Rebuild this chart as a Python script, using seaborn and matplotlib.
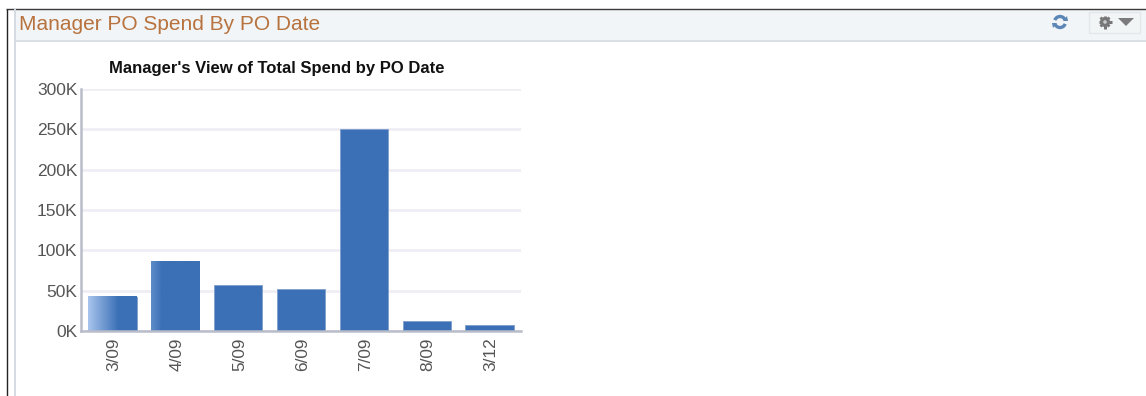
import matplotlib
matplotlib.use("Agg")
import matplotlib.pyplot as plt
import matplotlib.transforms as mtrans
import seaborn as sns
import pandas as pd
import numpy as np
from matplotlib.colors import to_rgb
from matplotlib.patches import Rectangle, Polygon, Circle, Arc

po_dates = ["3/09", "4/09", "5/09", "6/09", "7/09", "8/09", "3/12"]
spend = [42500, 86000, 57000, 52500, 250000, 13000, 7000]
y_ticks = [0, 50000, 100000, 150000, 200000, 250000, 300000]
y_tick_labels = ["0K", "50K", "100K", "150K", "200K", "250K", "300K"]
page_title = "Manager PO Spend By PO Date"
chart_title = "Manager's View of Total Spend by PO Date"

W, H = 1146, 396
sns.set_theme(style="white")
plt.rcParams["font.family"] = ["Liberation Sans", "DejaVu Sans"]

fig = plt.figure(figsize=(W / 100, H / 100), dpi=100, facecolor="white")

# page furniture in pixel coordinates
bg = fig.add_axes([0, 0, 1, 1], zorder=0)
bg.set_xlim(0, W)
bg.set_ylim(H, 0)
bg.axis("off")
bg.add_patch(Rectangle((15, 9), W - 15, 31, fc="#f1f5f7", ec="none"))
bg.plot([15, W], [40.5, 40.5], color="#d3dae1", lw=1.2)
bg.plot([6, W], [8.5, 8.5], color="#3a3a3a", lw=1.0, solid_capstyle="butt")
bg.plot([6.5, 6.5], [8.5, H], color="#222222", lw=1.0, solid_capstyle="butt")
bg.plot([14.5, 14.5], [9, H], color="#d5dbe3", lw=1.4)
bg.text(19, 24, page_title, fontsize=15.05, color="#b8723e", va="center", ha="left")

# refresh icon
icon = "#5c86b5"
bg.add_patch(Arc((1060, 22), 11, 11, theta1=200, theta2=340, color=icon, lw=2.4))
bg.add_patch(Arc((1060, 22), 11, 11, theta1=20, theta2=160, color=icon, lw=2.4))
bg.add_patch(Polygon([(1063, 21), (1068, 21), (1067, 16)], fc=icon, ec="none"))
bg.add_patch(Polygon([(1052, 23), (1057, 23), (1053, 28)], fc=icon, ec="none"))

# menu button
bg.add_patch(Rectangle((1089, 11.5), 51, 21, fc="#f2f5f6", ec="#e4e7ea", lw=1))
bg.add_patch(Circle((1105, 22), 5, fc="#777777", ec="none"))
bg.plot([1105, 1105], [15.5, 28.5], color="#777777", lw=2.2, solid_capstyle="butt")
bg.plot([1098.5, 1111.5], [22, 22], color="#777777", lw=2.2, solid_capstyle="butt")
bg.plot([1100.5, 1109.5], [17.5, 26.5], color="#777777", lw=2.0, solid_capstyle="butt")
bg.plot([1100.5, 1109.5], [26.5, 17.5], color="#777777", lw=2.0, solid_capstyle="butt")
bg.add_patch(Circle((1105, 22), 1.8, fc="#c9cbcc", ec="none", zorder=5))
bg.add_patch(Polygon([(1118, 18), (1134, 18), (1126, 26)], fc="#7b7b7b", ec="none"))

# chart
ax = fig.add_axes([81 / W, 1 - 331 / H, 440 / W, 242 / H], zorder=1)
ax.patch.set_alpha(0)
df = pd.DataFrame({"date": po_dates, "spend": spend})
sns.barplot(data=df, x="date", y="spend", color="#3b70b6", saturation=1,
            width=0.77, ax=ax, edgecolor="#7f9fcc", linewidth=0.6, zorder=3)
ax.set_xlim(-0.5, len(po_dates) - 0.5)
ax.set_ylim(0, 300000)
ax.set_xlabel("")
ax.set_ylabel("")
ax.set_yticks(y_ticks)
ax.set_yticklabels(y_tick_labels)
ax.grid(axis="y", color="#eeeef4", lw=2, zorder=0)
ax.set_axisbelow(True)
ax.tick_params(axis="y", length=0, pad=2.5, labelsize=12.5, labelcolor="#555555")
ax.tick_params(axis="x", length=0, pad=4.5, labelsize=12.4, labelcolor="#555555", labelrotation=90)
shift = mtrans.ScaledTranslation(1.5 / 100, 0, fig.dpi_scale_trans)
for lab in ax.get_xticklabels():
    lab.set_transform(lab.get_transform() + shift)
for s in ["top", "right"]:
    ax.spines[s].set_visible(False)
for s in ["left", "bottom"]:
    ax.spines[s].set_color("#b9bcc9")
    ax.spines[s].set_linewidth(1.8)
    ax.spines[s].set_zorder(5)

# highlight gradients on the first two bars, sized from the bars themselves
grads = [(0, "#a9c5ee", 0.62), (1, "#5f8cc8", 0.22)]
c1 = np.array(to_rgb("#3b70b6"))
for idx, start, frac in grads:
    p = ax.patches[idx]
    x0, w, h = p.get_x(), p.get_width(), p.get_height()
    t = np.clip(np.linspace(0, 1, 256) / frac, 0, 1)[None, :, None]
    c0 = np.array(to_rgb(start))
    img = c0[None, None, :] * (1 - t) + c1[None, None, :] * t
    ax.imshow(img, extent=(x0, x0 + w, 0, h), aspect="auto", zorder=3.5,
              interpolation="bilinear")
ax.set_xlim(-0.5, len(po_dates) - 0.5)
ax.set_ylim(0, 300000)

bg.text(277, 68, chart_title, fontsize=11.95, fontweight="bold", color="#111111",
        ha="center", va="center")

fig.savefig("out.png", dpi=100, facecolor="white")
□ □ □ □ □ □ □
• **Problem statement**:
Pull out each line of the listing that holds the string "seaborn".

• **Correct output**:
Rebuild this chart as a Python script, using seaborn and matplotlib.
import seaborn as sns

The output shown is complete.